CLAY AIKEN, WHO CAME IN SECOND TO RUBEN “The Velvet Teddy Bear” Studdard in the most recent American Idol contest on Fox, has been keeping a few things to himself. During the months he tenored his way up the competition’s ranks — he missed winning by a mere 134,400 votes out of 24 million, a margin of one half of one percent — he didn’t reveal much more than that he was a good-natured, Baptist-churchgoing twenty-four-year-old with a goofy grin, mudflap ears, penguin-size feet and a pure crooner’s voice that at one point, while working through his rendition of “Solitaire,” brought guest judge Neil Sedaka almost to tears. Aiken was viewed as a kind of genial innocent, largely untouched by the vagaries of life, with a scant biography that nonetheless went far in enlarging his voting bloc. “Refreshingly normal,” Newsweek called him. He loved kids, loved working with kids as a veteran YMCA camp counselor in his hometown of Raleigh, North Carolina, especially kids with autism, and was a senior at the University of North Carolina at Charlotte, majoring in special ed. He gave every indication of having been raised among saints.
But the show is over now, and he’s walked away with a recording contract of his own, from RCA Records. So certain things he may have felt it wise to hold close before, he no longer does. He’s scared of water, detests house cats, vastly prefers instant grits to real and bites his toenails: All this he can freely admit to, in that cheerful silky-twangy Southern accent of his. And then one day, he seems to surprise even himself — “I can’t believe I’m talking about this!” — by saying a few words about his father, one Vernon Grissom, whose last name he had until four years ago, when he legally replaced it with Aiken, his mother’s maiden name.
He says these things at an outdoor restaurant in Los Angeles, on Sunset Boulevard, where he’d just ordered a bowl of spaghetti Bolognese. He was sitting with his retinue (two publicists and a bodyguard who he half-suspects even tastes his food, for poison) and trying not to notice all the other patrons gazing in his direction. “I’m really not that special,” he said. “Really, I’m not. I was on a big TV show, but it was just a TV show. I’ve even had waiters give me their head shot. Like, why? What can I do?” He seemed honestly perplexed by his new celebrity status and not happy with some of it. When one of his publicists began gawking at another celebrity — “I think he was on Magnum, P.I.,” she said — Aiken glowered and said, “You know what? Please don’t stare at people. You should go sit with those people over there. They like to stare at people, too.” After that, he chatted pleasantly about his morning pedicure and manicure; about how before American Idol the show he really wanted to be on was Amazing Race; about meeting Britney Spears; about how somebody offered his mom, Faye Parker, $16,000 for his 1999 Honda Accord with 88,000 miles on it, if only he’d autograph the dashboard.

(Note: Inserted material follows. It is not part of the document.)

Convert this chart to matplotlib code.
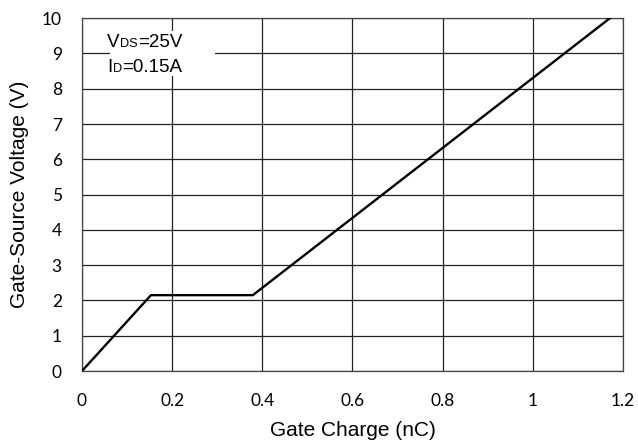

“My mom said, ‘Is it OK?’ I said, ‘Hello! I owe $5,000 on it. Of course it’s OK.”‘
Then he was asked to tell the story of the first ten years of his life.
“Are you kidding me?” he said, laughing loudly. But a few moments later, he was off and telling what he had never publicly told before. “My mom and Vernon got separated when I was one. We kind of lived on the run — actually, not on the run so much as we moved back and forth to stay away from him. He was an alcoholic and violent and whatnot. We moved so he wouldn’t know where I was.” He went on to request that Vernon Grissom not be referred to as his father. His father, he said, was Ray Parker, his mother’s second husband, who died last July: “He is the only dad I ever had.” He said that he himself most often refers to Vernon Grissom either by his first name or simply as “my sperm donor.”
A waiter arrived with his spaghetti. Aiken said grace, silently, and when he lifted his eyes, he asked to talk about Vernon later. Right now, he would just like to enjoy his food.
THE THING ABOUT CLAY AIKEN is that he is genuinely nice, open and warm. In Raleigh, in the sunny areas surrounding the leafy middle-class neighborhood where he grew up, this is well-known and stated nearly ad nauseam by everyone who has ever come into contact with him. The encomiums flow freely from Mr. Murphy, his high school principal; from Mrs. Fitzpatrick, his high school attendance officer; from any number of other teachers; and from all of his childhood friends, both male and female, of which he has many. Clayton Aiken — everyone in Raleigh calls him Clayton — is and always has been enthusiastic, outgoing, funny, unique in spirit and dress (the only one in his school to wear yellow high-top sneakers), rarely a disciplinary problem, not a smoker, not a drinker, not a partyer, “sweet and thoughtful, a great catch for somebody,” charismatic and “so nice you could never be mean to him.” They do hold it against him that he likes to wear plaid shorts. And maybe all that Mrs. Fitzpatrick can say about his attendance record is that it was “good.” And maybe when somebody uses the word “retarded” in a sentence, such as “That’s so retarded,” he does tend to come on a little strong with the lectures. In general, though, as Principal Murphy likes to point out, “He was absolutely a gift. A gift.”